Общая работа учащихся в мастерских, садах и пр. формирует коллективные переживания успеха и разочарования, чувство ответственности за результаты собственного труда[5-48]. «Здесь отдельное лицо научается подчиняться другим, здесь оно научается поддерживать более слабых и менее одаренных сотоварищей по школе; здесь оно впервые научается понимать, что собственные правильно понятые интересы могут и должны растворяться в интересах совокупности»[5-49]. «Чувство деятельного участника целого»[5-50] не всегда предваряется просоциальной мотивацией. Но даже в тех случаях, когда членство в союзе обусловлено тщеславием, честолюбием или стремлением к общению, «под влиянием мягкого принуждения, исходящего от деятельности, направленной на общие цели, нередко происходит перемена в мотивах, так что какой-либо продолжительный труд <...> в конце концов становится приятным нам и творится дальше ради него самого»[5-51].
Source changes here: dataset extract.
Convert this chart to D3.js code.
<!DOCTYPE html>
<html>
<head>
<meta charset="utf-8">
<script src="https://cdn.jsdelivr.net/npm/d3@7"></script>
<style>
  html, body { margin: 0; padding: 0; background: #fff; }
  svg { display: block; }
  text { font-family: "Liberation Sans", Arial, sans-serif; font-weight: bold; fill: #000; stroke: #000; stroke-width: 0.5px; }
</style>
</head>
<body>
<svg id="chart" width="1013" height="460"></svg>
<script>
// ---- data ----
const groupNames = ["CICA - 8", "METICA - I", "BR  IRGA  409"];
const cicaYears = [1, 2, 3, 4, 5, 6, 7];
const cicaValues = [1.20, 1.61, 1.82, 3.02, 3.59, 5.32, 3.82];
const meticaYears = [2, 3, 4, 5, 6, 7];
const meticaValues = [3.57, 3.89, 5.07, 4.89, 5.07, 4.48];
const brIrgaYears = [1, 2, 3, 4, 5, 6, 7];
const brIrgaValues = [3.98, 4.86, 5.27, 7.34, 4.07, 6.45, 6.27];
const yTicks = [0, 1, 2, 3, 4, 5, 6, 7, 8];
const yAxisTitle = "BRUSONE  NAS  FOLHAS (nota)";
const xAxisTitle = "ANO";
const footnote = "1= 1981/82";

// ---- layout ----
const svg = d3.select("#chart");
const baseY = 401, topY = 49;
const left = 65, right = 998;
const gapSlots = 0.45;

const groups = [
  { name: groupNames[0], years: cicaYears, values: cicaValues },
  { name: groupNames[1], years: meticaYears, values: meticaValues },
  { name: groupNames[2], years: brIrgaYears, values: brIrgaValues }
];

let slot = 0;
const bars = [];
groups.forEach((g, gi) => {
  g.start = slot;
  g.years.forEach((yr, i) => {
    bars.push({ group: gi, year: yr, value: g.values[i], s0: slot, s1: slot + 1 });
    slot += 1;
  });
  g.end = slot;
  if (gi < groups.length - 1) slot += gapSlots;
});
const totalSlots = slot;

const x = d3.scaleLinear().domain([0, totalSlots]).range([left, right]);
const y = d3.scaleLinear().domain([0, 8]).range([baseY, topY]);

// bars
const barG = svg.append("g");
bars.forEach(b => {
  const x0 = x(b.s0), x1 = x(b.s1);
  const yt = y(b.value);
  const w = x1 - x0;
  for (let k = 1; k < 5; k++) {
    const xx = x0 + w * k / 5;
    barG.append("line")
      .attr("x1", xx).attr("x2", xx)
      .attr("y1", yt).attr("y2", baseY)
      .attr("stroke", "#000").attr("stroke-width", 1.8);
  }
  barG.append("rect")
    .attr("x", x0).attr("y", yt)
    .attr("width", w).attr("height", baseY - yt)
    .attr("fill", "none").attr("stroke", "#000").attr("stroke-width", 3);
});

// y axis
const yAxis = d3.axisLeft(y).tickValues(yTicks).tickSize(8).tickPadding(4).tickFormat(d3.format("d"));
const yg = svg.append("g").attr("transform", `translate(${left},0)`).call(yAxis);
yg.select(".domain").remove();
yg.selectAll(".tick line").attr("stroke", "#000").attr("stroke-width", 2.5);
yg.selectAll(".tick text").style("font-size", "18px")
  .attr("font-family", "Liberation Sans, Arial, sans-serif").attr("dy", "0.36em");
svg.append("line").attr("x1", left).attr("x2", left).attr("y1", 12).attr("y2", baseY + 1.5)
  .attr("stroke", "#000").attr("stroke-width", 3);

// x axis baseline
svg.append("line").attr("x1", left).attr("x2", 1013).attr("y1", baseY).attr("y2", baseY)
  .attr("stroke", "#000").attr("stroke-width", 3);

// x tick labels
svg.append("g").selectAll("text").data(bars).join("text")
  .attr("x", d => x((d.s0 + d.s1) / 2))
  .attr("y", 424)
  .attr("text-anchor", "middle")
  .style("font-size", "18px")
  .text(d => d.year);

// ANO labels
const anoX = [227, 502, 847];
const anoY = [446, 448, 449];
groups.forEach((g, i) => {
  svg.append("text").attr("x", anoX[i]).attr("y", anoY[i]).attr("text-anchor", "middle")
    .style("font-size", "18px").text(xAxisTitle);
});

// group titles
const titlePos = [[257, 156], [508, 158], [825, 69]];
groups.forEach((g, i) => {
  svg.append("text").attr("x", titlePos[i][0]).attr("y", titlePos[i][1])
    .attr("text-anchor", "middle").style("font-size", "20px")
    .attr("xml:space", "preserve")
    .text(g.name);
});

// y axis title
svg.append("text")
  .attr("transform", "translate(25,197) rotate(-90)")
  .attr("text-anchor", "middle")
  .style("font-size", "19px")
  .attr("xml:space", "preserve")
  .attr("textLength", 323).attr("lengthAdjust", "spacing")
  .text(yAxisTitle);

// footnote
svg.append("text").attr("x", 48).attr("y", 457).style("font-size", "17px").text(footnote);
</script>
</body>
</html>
Идеи социальной педагогики и до, и после революции разделяли многие отечественные теоретики и практики воспитания. «Педагогу... приходится глубоко чувствовать тяжелую руку общества и общественных условий, часто врывающихся в атмосферу воспитания и обучения почти опустошительным образом, когда в детях уже в первую пору их жизни поселяются рознь и раздоры, атмосферой общей конкуренции воспитываются эгоизм, корыстолюбие, погоня за наслаждением, а проповедь правдивости, человеколюбия и т. д. слишком часто наталкивается на живое опровержение и конфликт с укладом общественной жизни»[5-52]. Уже по причине этого конфликта «педагогика не может не быть социальной»[5-53]. «Структура общества, условия его существования, законы, управляющие им, — все это имеет для теории воспитания и обучения огромное значение и необходимо обусловливает социальный характер педагогики»[5-54]. Это сказал философ и педагог Моисей Матвеевич Рубинштейн (1878—1953), окончивший философское отделение Фрейбургского университета (Германия) и с 1912 г. работавший приват-доцентом, а затем профессором Московского университета. Знаток и поклонник немецкой философии, ратовавший за взаимообогащающее сотрудничество с ее представителями, он перевел на русский язык одну из процитированных работ Наторпа, отредактировал перевод сочинений Кершенштейнера и написал предисловие к ним.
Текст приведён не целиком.